• _RECORDED DATA_

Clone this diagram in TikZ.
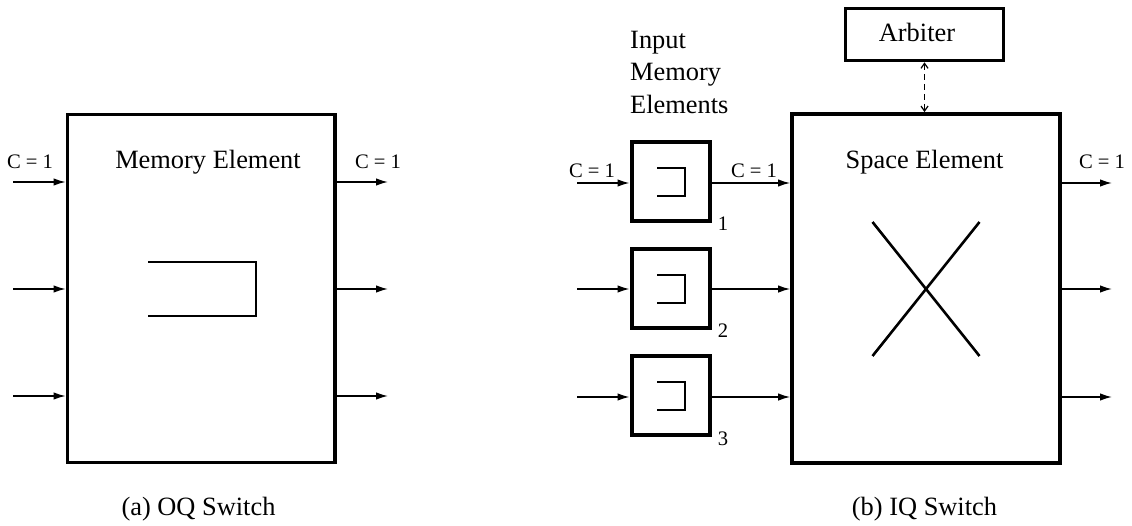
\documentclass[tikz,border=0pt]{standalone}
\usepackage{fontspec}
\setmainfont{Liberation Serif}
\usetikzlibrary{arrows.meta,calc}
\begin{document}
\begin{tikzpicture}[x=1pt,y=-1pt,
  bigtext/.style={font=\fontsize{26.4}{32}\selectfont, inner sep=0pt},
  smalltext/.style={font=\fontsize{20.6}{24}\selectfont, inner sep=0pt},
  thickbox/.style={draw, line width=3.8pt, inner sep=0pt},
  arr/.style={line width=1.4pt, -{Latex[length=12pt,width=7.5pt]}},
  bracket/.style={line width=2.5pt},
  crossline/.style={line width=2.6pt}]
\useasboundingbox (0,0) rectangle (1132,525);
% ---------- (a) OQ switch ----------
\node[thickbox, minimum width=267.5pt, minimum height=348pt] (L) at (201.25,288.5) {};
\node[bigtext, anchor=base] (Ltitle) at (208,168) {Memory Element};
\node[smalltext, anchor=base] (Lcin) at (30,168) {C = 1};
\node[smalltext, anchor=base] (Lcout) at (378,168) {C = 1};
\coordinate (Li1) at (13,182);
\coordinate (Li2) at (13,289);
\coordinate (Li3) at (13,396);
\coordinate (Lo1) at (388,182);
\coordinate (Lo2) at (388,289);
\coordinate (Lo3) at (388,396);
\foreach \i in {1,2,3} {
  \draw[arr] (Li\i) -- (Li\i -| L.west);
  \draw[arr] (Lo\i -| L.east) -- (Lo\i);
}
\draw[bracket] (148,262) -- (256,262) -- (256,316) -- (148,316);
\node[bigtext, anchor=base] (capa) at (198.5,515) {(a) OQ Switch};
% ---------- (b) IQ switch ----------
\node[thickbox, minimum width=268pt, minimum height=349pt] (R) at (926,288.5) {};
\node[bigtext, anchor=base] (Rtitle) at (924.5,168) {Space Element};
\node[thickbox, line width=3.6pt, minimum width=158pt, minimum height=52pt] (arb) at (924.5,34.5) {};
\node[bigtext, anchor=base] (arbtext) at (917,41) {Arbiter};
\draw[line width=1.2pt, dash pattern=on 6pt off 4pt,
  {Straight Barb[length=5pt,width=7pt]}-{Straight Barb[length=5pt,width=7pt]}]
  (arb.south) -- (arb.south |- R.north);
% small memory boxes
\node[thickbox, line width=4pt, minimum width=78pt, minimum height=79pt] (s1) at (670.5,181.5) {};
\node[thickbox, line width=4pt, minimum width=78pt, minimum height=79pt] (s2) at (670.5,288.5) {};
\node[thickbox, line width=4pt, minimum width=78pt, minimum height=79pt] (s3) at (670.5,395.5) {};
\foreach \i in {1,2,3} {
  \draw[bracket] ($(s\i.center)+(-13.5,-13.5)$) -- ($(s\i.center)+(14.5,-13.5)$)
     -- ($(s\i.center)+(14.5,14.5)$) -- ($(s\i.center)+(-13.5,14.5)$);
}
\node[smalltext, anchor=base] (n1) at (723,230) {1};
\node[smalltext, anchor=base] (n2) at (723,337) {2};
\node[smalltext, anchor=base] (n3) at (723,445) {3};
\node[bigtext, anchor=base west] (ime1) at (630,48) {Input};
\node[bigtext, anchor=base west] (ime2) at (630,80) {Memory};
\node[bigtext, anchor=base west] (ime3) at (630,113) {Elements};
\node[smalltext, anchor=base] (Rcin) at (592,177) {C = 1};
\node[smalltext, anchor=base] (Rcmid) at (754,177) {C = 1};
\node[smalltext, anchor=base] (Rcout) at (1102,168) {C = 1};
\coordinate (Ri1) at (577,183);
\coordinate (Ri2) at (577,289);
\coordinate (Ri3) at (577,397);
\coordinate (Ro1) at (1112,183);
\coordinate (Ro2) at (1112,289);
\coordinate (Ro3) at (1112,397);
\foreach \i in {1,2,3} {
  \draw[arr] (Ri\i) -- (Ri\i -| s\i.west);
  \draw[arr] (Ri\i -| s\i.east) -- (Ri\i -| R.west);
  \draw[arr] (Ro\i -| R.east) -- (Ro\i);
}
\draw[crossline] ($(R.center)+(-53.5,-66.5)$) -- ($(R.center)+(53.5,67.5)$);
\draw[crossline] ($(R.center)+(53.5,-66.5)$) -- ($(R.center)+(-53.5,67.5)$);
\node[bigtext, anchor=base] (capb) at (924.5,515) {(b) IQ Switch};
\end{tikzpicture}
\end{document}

• _WHAT THE EXERCISE ASKS_
Keep the pictures out of the copy and write out the data exactly as it stands.

• _SOLUTION TO THIS EXERCISE_
Clone this diagram in TikZ.
\documentclass[tikz,border=0pt]{standalone}
\usepackage{fontspec}
\setmainfont{Liberation Serif}
\usetikzlibrary{arrows.meta,calc}
\begin{document}
\begin{tikzpicture}[x=1pt,y=-1pt,
  bigtext/.style={font=\fontsize{26.4}{32}\selectfont, inner sep=0pt},
  smalltext/.style={font=\fontsize{20.6}{24}\selectfont, inner sep=0pt},
  thickbox/.style={draw, line width=3.8pt, inner sep=0pt},
  arr/.style={line width=1.4pt, -{Latex[length=12pt,width=7.5pt]}},
  bracket/.style={line width=2.5pt},
  crossline/.style={line width=2.6pt}]
\useasboundingbox (0,0) rectangle (1132,525);
% ---------- (a) OQ switch ----------
\node[thickbox, minimum width=267.5pt, minimum height=348pt] (L) at (201.25,288.5) {};
\node[bigtext, anchor=base] (Ltitle) at (208,168) {Memory Element};
\node[smalltext, anchor=base] (Lcin) at (30,168) {C = 1};
\node[smalltext, anchor=base] (Lcout) at (378,168) {C = 1};
\coordinate (Li1) at (13,182);
\coordinate (Li2) at (13,289);
\coordinate (Li3) at (13,396);
\coordinate (Lo1) at (388,182);
\coordinate (Lo2) at (388,289);
\coordinate (Lo3) at (388,396);
\foreach \i in {1,2,3} {
  \draw[arr] (Li\i) -- (Li\i -| L.west);
  \draw[arr] (Lo\i -| L.east) -- (Lo\i);
}
\draw[bracket] (148,262) -- (256,262) -- (256,316) -- (148,316);
\node[bigtext, anchor=base] (capa) at (198.5,515) {(a) OQ Switch};
% ---------- (b) IQ switch ----------
\node[thickbox, minimum width=268pt, minimum height=349pt] (R) at (926,288.5) {};
\node[bigtext, anchor=base] (Rtitle) at (924.5,168) {Space Element};
\node[thickbox, line width=3.6pt, minimum width=158pt, minimum height=52pt] (arb) at (924.5,34.5) {};
\node[bigtext, anchor=base] (arbtext) at (917,41) {Arbiter};
\draw[line width=1.2pt, dash pattern=on 6pt off 4pt,
  {Straight Barb[length=5pt,width=7pt]}-{Straight Barb[length=5pt,width=7pt]}]
  (arb.south) -- (arb.south |- R.north);
% small memory boxes
\node[thickbox, line width=4pt, minimum width=78pt, minimum height=79pt] (s1) at (670.5,181.5) {};
\node[thickbox, line width=4pt, minimum width=78pt, minimum height=79pt] (s2) at (670.5,288.5) {};
\node[thickbox, line width=4pt, minimum width=78pt, minimum height=79pt] (s3) at (670.5,395.5) {};
\foreach \i in {1,2,3} {
  \draw[bracket] ($(s\i.center)+(-13.5,-13.5)$) -- ($(s\i.center)+(14.5,-13.5)$)
     -- ($(s\i.center)+(14.5,14.5)$) -- ($(s\i.center)+(-13.5,14.5)$);
}
\node[smalltext, anchor=base] (n1) at (723,230) {1};
\node[smalltext, anchor=base] (n2) at (723,337) {2};
\node[smalltext, anchor=base] (n3) at (723,445) {3};
\node[bigtext, anchor=base west] (ime1) at (630,48) {Input};
\node[bigtext, anchor=base west] (ime2) at (630,80) {Memory};
\node[bigtext, anchor=base west] (ime3) at (630,113) {Elements};
\node[smalltext, anchor=base] (Rcin) at (592,177) {C = 1};
\node[smalltext, anchor=base] (Rcmid) at (754,177) {C = 1};
\node[smalltext, anchor=base] (Rcout) at (1102,168) {C = 1};
\coordinate (Ri1) at (577,183);
\coordinate (Ri2) at (577,289);
\coordinate (Ri3) at (577,397);
\coordinate (Ro1) at (1112,183);
\coordinate (Ro2) at (1112,289);
\coordinate (Ro3) at (1112,397);
\foreach \i in {1,2,3} {
  \draw[arr] (Ri\i) -- (Ri\i -| s\i.west);
  \draw[arr] (Ri\i -| s\i.east) -- (Ri\i -| R.west);
  \draw[arr] (Ro\i -| R.east) -- (Ro\i);
}
\draw[crossline] ($(R.center)+(-53.5,-66.5)$) -- ($(R.center)+(53.5,67.5)$);
\draw[crossline] ($(R.center)+(53.5,-66.5)$) -- ($(R.center)+(-53.5,67.5)$);
\node[bigtext, anchor=base] (capb) at (924.5,515) {(b) IQ Switch};
\end{tikzpicture}
\end{document}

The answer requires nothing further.